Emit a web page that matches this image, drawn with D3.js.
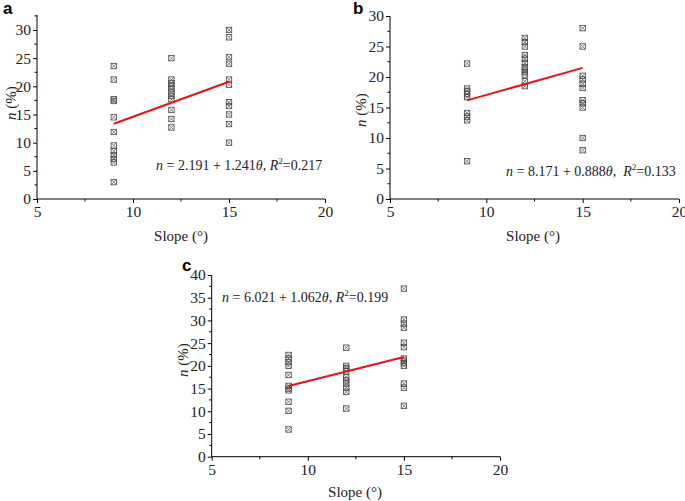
<!DOCTYPE html>
<html><head><meta charset="utf-8">
<script src="https://cdn.jsdelivr.net/npm/d3@7"></script>
<style>body{margin:0;background:#fff}svg{display:block}text{white-space:pre}</style>
</head><body>
<svg id="chart" width="685" height="501"></svg>
<script>
// ---- data ----
const slopeA = [9,9,9,9,9,9,9,9,9,9,9,9, 12,12,12,12,12,12,12,12,12,12,12, 15,15,15,15,15,15,15,15,15,15,15];
const nA = [23.6,21.2,17.7,17.4,14.5,11.9,9.5,8.5,7.8,7.1,6.5,3.0,
            25.0,21.2,20.6,20.0,19.5,18.9,18.3,17.7,15.8,14.2,12.7,
            30.0,28.7,25.2,24.0,21.2,20.3,17.2,16.5,15.0,13.3,10.0];
const slopeB = [9,9,9,9,9,9,9,9,9, 12,12,12,12,12,12,12,12,12,12,12,12, 15,15,15,15,15,15,15,15,15,15,15];
const nB = [22.2,18.1,17.7,17.2,16.7,14.1,13.5,12.9,6.2,
            26.4,25.7,25.0,23.6,23.0,22.3,21.6,21.2,20.8,20.4,19.3,18.5,
            28.0,25.0,20.2,19.6,18.9,18.2,16.2,15.7,15.0,10.0,8.0];
const slopeC = [9,9,9,9,9,9,9,9,9,9,9, 12,12,12,12,12,12,12,12,12,12, 15,15,15,15,15,15,15,15,15,15,15,15,15];
const nC = [22.4,21.6,20.8,20.0,18.0,15.6,15.0,14.6,12.1,10.1,6.0,
            24.0,20.0,19.5,18.8,17.5,16.8,16.1,15.2,14.3,10.6,
            37.0,30.2,29.3,28.4,25.1,24.1,21.6,21.1,20.6,20.0,16.1,15.2,11.2];
const fitIntercept = [2.191, 8.171, 6.021];
const fitSlope = [1.241, 0.888, 1.062];
const fitR2 = ["0.217", "0.133", "0.199"];
const xTicks = [5, 10, 15, 20];
const yTicksA = [0, 5, 10, 15, 20, 25, 30];
const yTicksB = [0, 5, 10, 15, 20, 25, 30];
const yTicksC = [0, 5, 10, 15, 20, 25, 30, 35, 40];
const panelLetters = ["a", "b", "c"];
const xTitle = "Slope (°)";

// ---- layout ----
const svg = d3.select("#chart");
const panels = [
  {letter: panelLetters[0], xs: slopeA, ys: nA, yTicks: yTicksA, yDom: [0, 30], yRange: [199, 30], yTopPx: 15, extraMinor: [32.5],
   x0: 37, x1: 325, letterPos: [3, 14], eq: [156, 170], eqSep: ", ", xtPos: [181, 241], ytPos: [16, 103], fi: 0},
  {letter: panelLetters[1], xs: slopeB, ys: nB, yTicks: yTicksB, yDom: [0, 30], yRange: [199, 16], yTopPx: 16, extraMinor: [],
   x0: 390, x1: 679, letterPos: [353, 14], eq: [506, 176], eqSep: ",  ", xtPos: [533, 241], ytPos: [366, 110], fi: 1},
  {letter: panelLetters[2], xs: slopeC, ys: nC, yTicks: yTicksC, yDom: [0, 40], yRange: [456.7, 275], yTopPx: 275, extraMinor: [],
   x0: 211.7, x1: 500, letterPos: [182, 271], eq: [222, 302], eqSep: ", ", xtPos: [355, 497], ytPos: [188, 360], fi: 2}
];

const serif = "'Liberation Serif','Times New Roman',serif";

panels.forEach(p => {
  const x = d3.scaleLinear().domain([5, 20]).range([p.x0, p.x1]);
  const y = d3.scaleLinear().domain(p.yDom).range(p.yRange);
  const g = svg.append("g");

  // minor ticks
  const xMinor = [7.5, 12.5, 17.5];
  g.selectAll(".xm").data(xMinor).join("line")
    .attr("x1", d => x(d)).attr("x2", d => x(d))
    .attr("y1", y(0)).attr("y2", y(0) + 2.5)
    .attr("stroke", "#000").attr("stroke-width", 1);
  const yMinor = p.yTicks.slice(0, -1).map(d => d + 2.5).concat(p.extraMinor);
  g.selectAll(".ym").data(yMinor).join("line")
    .attr("x1", x(5)).attr("x2", x(5) - 2.5)
    .attr("y1", d => y(d)).attr("y2", d => y(d))
    .attr("stroke", "#000").attr("stroke-width", 1);

  // axes
  const xAxis = d3.axisBottom(x).tickValues(xTicks).tickSize(4).tickPadding(3).tickFormat(d3.format("d"));
  const yAxis = d3.axisLeft(y).tickValues(p.yTicks).tickSize(4).tickPadding(2).tickFormat(d3.format("d"));
  const gx = g.append("g").attr("transform", `translate(0,${y(0)})`).call(xAxis);
  const gy = g.append("g").attr("transform", `translate(${x(5)},0)`).call(yAxis);
  gx.select(".domain").attr("d", `M${x(5)},0H${x(20)}`);
  gy.select(".domain").attr("d", `M0,${y(0)}V${p.yTopPx}`);
  [gx, gy].forEach(a => {
    a.selectAll("text").attr("font-family", serif).attr("font-size", 15.5).attr("fill", "#222");
    a.selectAll("line,path").attr("stroke", "#000");
  });

  // points
  const pts = p.xs.map((d, i) => [d, p.ys[i]]);
  const s = 2.7;
  const mk = g.selectAll(".pt").data(pts).join("g")
    .attr("transform", d => `translate(${x(d[0])},${y(d[1])})`);
  mk.append("rect").attr("x", -s).attr("y", -s).attr("width", 2 * s).attr("height", 2 * s)
    .attr("fill", "none").attr("stroke", "#444").attr("stroke-width", 0.8);
  mk.append("path").attr("d", `M${-s},${-s}L${s},${s}M${-s},${s}L${s},${-s}`)
    .attr("stroke", "#555").attr("stroke-width", 0.7);

  // fit line
  const a0 = fitIntercept[p.fi], b0 = fitSlope[p.fi];
  const line = d3.line().x(d => x(d)).y(d => y(a0 + b0 * d));
  g.append("path").datum([9, 15]).attr("d", line)
    .attr("stroke", "#ee1111").attr("stroke-width", 2).attr("fill", "none");

  // equation
  const t = g.append("text").attr("x", p.eq[0]).attr("y", p.eq[1])
    .attr("font-family", serif).attr("font-size", 14).attr("fill", "#222");
  t.append("tspan").attr("font-style", "italic").text("n");
  t.append("tspan").text(` = ${a0.toFixed(3)} + ${b0.toFixed(3)}`);
  t.append("tspan").attr("font-style", "italic").text("θ");
  t.append("tspan").text(p.eqSep);
  t.append("tspan").attr("font-style", "italic").text("R");
  t.append("tspan").attr("font-size", 9).attr("dy", -6).text("2");
  t.append("tspan").attr("dy", 6).text("=" + fitR2[p.fi]);

  // axis titles
  g.append("text").attr("x", p.xtPos[0]).attr("y", p.xtPos[1]).attr("text-anchor", "middle")
    .attr("font-family", serif).attr("font-size", 15).attr("fill", "#222").text(xTitle);
  const yt = g.append("text").attr("transform", `translate(${p.ytPos[0]},${p.ytPos[1]}) rotate(-90)`)
    .attr("text-anchor", "middle").attr("font-family", serif).attr("font-size", 15).attr("fill", "#222");
  yt.append("tspan").attr("font-style", "italic").text("n");
  yt.append("tspan").text(" (%)");

  // panel letter
  g.append("text").attr("x", p.letterPos[0]).attr("y", p.letterPos[1])
    .attr("font-family", "'Liberation Sans',Arial,sans-serif").attr("font-weight", "bold")
    .attr("font-size", 17).attr("fill", "#000").text(p.letter);
});
</script>
</body></html>
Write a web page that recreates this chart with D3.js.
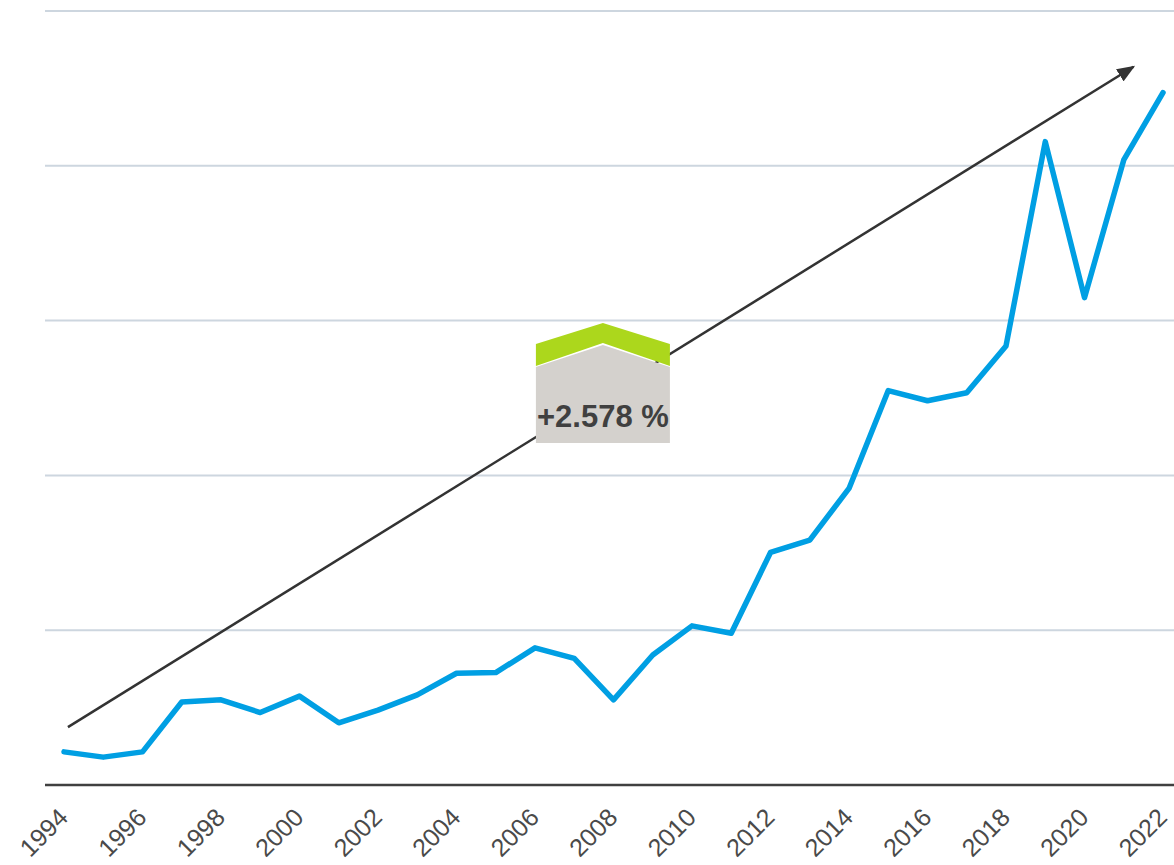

The request ▸ Without the pictures, write out every entry precisely as it appears.

Written solution ▸
Emit a web page that matches this image, drawn with D3.js.
<!DOCTYPE html>
<html><head><meta charset="utf-8">
<script src="https://cdn.jsdelivr.net/npm/d3@7"></script>
<style>body{margin:0;background:#fff}svg{display:block}text{white-space:pre}</style>
</head><body>
<svg id="chart" width="685" height="501"></svg>
<script>
// ---- data ----
const slopeA = [9,9,9,9,9,9,9,9,9,9,9,9, 12,12,12,12,12,12,12,12,12,12,12, 15,15,15,15,15,15,15,15,15,15,15];
const nA = [23.6,21.2,17.7,17.4,14.5,11.9,9.5,8.5,7.8,7.1,6.5,3.0,
            25.0,21.2,20.6,20.0,19.5,18.9,18.3,17.7,15.8,14.2,12.7,
            30.0,28.7,25.2,24.0,21.2,20.3,17.2,16.5,15.0,13.3,10.0];
const slopeB = [9,9,9,9,9,9,9,9,9, 12,12,12,12,12,12,12,12,12,12,12,12, 15,15,15,15,15,15,15,15,15,15,15];
const nB = [22.2,18.1,17.7,17.2,16.7,14.1,13.5,12.9,6.2,
            26.4,25.7,25.0,23.6,23.0,22.3,21.6,21.2,20.8,20.4,19.3,18.5,
            28.0,25.0,20.2,19.6,18.9,18.2,16.2,15.7,15.0,10.0,8.0];
const slopeC = [9,9,9,9,9,9,9,9,9,9,9, 12,12,12,12,12,12,12,12,12,12, 15,15,15,15,15,15,15,15,15,15,15,15,15];
const nC = [22.4,21.6,20.8,20.0,18.0,15.6,15.0,14.6,12.1,10.1,6.0,
            24.0,20.0,19.5,18.8,17.5,16.8,16.1,15.2,14.3,10.6,
            37.0,30.2,29.3,28.4,25.1,24.1,21.6,21.1,20.6,20.0,16.1,15.2,11.2];
const fitIntercept = [2.191, 8.171, 6.021];
const fitSlope = [1.241, 0.888, 1.062];
const fitR2 = ["0.217", "0.133", "0.199"];
const xTicks = [5, 10, 15, 20];
const yTicksA = [0, 5, 10, 15, 20, 25, 30];
const yTicksB = [0, 5, 10, 15, 20, 25, 30];
const yTicksC = [0, 5, 10, 15, 20, 25, 30, 35, 40];
const panelLetters = ["a", "b", "c"];
const xTitle = "Slope (°)";

// ---- layout ----
const svg = d3.select("#chart");
const panels = [
  {letter: panelLetters[0], xs: slopeA, ys: nA, yTicks: yTicksA, yDom: [0, 30], yRange: [199, 30], yTopPx: 15, extraMinor: [32.5],
   x0: 37, x1: 325, letterPos: [3, 14], eq: [156, 170], eqSep: ", ", xtPos: [181, 241], ytPos: [16, 103], fi: 0},
  {letter: panelLetters[1], xs: slopeB, ys: nB, yTicks: yTicksB, yDom: [0, 30], yRange: [199, 16], yTopPx: 16, extraMinor: [],
   x0: 390, x1: 679, letterPos: [353, 14], eq: [506, 176], eqSep: ",  ", xtPos: [533, 241], ytPos: [366, 110], fi: 1},
  {letter: panelLetters[2], xs: slopeC, ys: nC, yTicks: yTicksC, yDom: [0, 40], yRange: [456.7, 275], yTopPx: 275, extraMinor: [],
   x0: 211.7, x1: 500, letterPos: [182, 271], eq: [222, 302], eqSep: ", ", xtPos: [355, 497], ytPos: [188, 360], fi: 2}
];

const serif = "'Liberation Serif','Times New Roman',serif";

panels.forEach(p => {
  const x = d3.scaleLinear().domain([5, 20]).range([p.x0, p.x1]);
  const y = d3.scaleLinear().domain(p.yDom).range(p.yRange);
  const g = svg.append("g");

  // minor ticks
  const xMinor = [7.5, 12.5, 17.5];
  g.selectAll(".xm").data(xMinor).join("line")
    .attr("x1", d => x(d)).attr("x2", d => x(d))
    .attr("y1", y(0)).attr("y2", y(0) + 2.5)
    .attr("stroke", "#000").attr("stroke-width", 1);
  const yMinor = p.yTicks.slice(0, -1).map(d => d + 2.5).concat(p.extraMinor);
  g.selectAll(".ym").data(yMinor).join("line")
    .attr("x1", x(5)).attr("x2", x(5) - 2.5)
    .attr("y1", d => y(d)).attr("y2", d => y(d))
    .attr("stroke", "#000").attr("stroke-width", 1);

  // axes
  const xAxis = d3.axisBottom(x).tickValues(xTicks).tickSize(4).tickPadding(3).tickFormat(d3.format("d"));
  const yAxis = d3.axisLeft(y).tickValues(p.yTicks).tickSize(4).tickPadding(2).tickFormat(d3.format("d"));
  const gx = g.append("g").attr("transform", `translate(0,${y(0)})`).call(xAxis);
  const gy = g.append("g").attr("transform", `translate(${x(5)},0)`).call(yAxis);
  gx.select(".domain").attr("d", `M${x(5)},0H${x(20)}`);
  gy.select(".domain").attr("d", `M0,${y(0)}V${p.yTopPx}`);
  [gx, gy].forEach(a => {
    a.selectAll("text").attr("font-family", serif).attr("font-size", 15.5).attr("fill", "#222");
    a.selectAll("line,path").attr("stroke", "#000");
  });

  // points
  const pts = p.xs.map((d, i) => [d, p.ys[i]]);
  const s = 2.7;
  const mk = g.selectAll(".pt").data(pts).join("g")
    .attr("transform", d => `translate(${x(d[0])},${y(d[1])})`);
  mk.append("rect").attr("x", -s).attr("y", -s).attr("width", 2 * s).attr("height", 2 * s)
    .attr("fill", "none").attr("stroke", "#444").attr("stroke-width", 0.8);
  mk.append("path").attr("d", `M${-s},${-s}L${s},${s}M${-s},${s}L${s},${-s}`)
    .attr("stroke", "#555").attr("stroke-width", 0.7);

  // fit line
  const a0 = fitIntercept[p.fi], b0 = fitSlope[p.fi];
  const line = d3.line().x(d => x(d)).y(d => y(a0 + b0 * d));
  g.append("path").datum([9, 15]).attr("d", line)
    .attr("stroke", "#ee1111").attr("stroke-width", 2).attr("fill", "none");

  // equation
  const t = g.append("text").attr("x", p.eq[0]).attr("y", p.eq[1])
    .attr("font-family", serif).attr("font-size", 14).attr("fill", "#222");
  t.append("tspan").attr("font-style", "italic").text("n");
  t.append("tspan").text(` = ${a0.toFixed(3)} + ${b0.toFixed(3)}`);
  t.append("tspan").attr("font-style", "italic").text("θ");
  t.append("tspan").text(p.eqSep);
  t.append("tspan").attr("font-style", "italic").text("R");
  t.append("tspan").attr("font-size", 9).attr("dy", -6).text("2");
  t.append("tspan").attr("dy", 6).text("=" + fitR2[p.fi]);

  // axis titles
  g.append("text").attr("x", p.xtPos[0]).attr("y", p.xtPos[1]).attr("text-anchor", "middle")
    .attr("font-family", serif).attr("font-size", 15).attr("fill", "#222").text(xTitle);
  const yt = g.append("text").attr("transform", `translate(${p.ytPos[0]},${p.ytPos[1]}) rotate(-90)`)
    .attr("text-anchor", "middle").attr("font-family", serif).attr("font-size", 15).attr("fill", "#222");
  yt.append("tspan").attr("font-style", "italic").text("n");
  yt.append("tspan").text(" (%)");

  // panel letter
  g.append("text").attr("x", p.letterPos[0]).attr("y", p.letterPos[1])
    .attr("font-family", "'Liberation Sans',Arial,sans-serif").attr("font-weight", "bold")
    .attr("font-size", 17).attr("fill", "#000").text(p.letter);
});
</script>
</body></html>
Write a web page that recreates this chart with D3.js.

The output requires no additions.